A new independent panel to look at residents’ views on controversial tree felling in Sheffield is to be set up.
Protests have grown around the city in the last few months due to concerns about the felling and replacement of trees as part of Sheffield Council’s Streets Ahead road resurfacing contract.
Thousands of people have signed petitions, direct action has been taken on many streets, a highway tree forum was set up and last week the first independent election candidate to stand partly because of the fiasco emerged.
Now the council has announced the new panel, which will be chaired by Andy Buck who is also chief executive of Sheffield Citizens Advice, is to be launched.
Residents will be sent surveys before work begins, and where half raise concerns, the ‘hotspots’ will be referred to the five-strong panel.
Members will then consider evidence before providing advice to the council, which will still make a final decision.
Mr Buck said: “What the panel will do is take a completely fresh look at this - it will be a group of people with no previous involvement with this issue. We will be fresh, independent and impartial and we have no pre judgement of the issues that will come before us.
“We will listen to what residents are saying, sift through the evidence, consider the options and say what we think.”
When asked if the panel could potentially stop the felling of some trees, he added: “I hope that if we offer advice that there is an alternative the council will listen to that because if the council doesn’t listen to that advice I would question why we have got a panel.”
The panel will include another lay member, plus tree, housing and legal experts.
It will consider trees on Rustlings Road near Encliffe Park, which have become a symbol of the protest.
Coun Terry Fox, council cabinet member for environment, said the panel was about improving public scrutiny and ‘credibility’.

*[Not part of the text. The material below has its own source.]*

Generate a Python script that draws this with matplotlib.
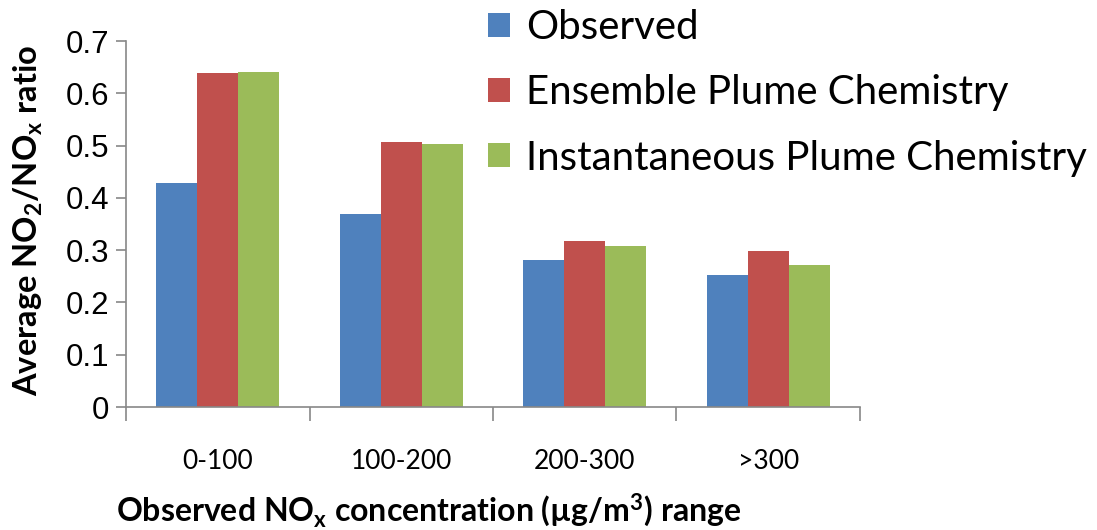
import matplotlib
matplotlib.use('Agg')
import matplotlib.pyplot as plt
import numpy as np

categories = ['0-100', '100-200', '200-300', '>300']
observed = [0.428, 0.369, 0.281, 0.252]
ensemble = [0.639, 0.507, 0.317, 0.298]
instantaneous = [0.641, 0.503, 0.308, 0.271]
series_names = ['Observed', 'Ensemble Plume Chemistry', 'Instantaneous Plume Chemistry']
colors = ['#4F81BD', '#C0504D', '#9BBB59']

plt.rcParams['font.family'] = ['Lato', 'DejaVu Sans']
plt.rcParams['mathtext.default'] = 'regular'

fig = plt.figure(figsize=(10.97, 5.30), dpi=100)
ax = fig.add_axes([0.1149, 0.232, 0.669, 0.6906])

x = np.arange(len(categories))
w = 0.224
handles = []
for i, (vals, name, c) in enumerate(zip([observed, ensemble, instantaneous], series_names, colors)):
    b = ax.bar(x + (i - 1) * w, vals, width=w, color=c, label=name)
    handles.append(b)

ax.set_xlim(-0.5, len(categories) - 0.5)
ax.set_ylim(0, 0.7)
ax.set_yticks(np.arange(0, 0.71, 0.1))
ax.set_yticklabels(['0'] + [f'{v:.1f}' for v in np.arange(0.1, 0.71, 0.1)],
                   fontsize=22.5, family=['Liberation Sans'])
ax.tick_params(axis='y', length=7, width=1.2, color='#888888', pad=5)

# category boundary ticks
ax.set_xticks(np.arange(-0.5, len(categories), 1.0))
ax.set_xticklabels([])
ax.tick_params(axis='x', length=10, width=1.2, color='#888888')
ax.set_xticks(x, minor=True)
ax.set_xticklabels(categories, minor=True, fontsize=19)
ax.tick_params(axis='x', which='minor', length=0, pad=30)

for s in ['top', 'right']:
    ax.spines[s].set_visible(False)
for s in ['left', 'bottom']:
    ax.spines[s].set_color('#888888')
    ax.spines[s].set_linewidth(1.2)

ax.set_ylabel('Average NO$_2$/NO$_x$ ratio', fontsize=23.5, fontweight='bold')
ax.yaxis.set_label_coords(-0.11, 0.51)
fig.text(0.391, 0.038, 'Observed NO$_x$ concentration (µg/m$^3$) range', fontsize=23,
         fontweight='bold', ha='center', va='center')

fig.legend(handles=handles, labels=series_names, loc='upper left',
           bbox_to_anchor=(0.430, 1.013), frameon=False, fontsize=29,
           handlelength=0.55, handleheight=0.55, handletextpad=0.4,
           labelspacing=0.7, borderaxespad=0)

fig.savefig('out.png', dpi=100)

He added: “We know exactly where the campaigners stand and they know where we stand so this is about giving residents in neighbourhoods, where we are doing what we believe is a transformational project, the chance to have their say if they have got any concerns about the decision making.”
Coun Penny Baker, deputy leader of the council’s opposition Liberal Democrat party, welcomed the panel.
But she added: “We hope the council will listen to the panel’s recommendations and that this is not just another tokenistic gesture.”
Campaigners have called for a pause on felling while a formal tree strategy is developed. Coun Fox said the draft tree strategy would be put to the next highway tree forum later this month.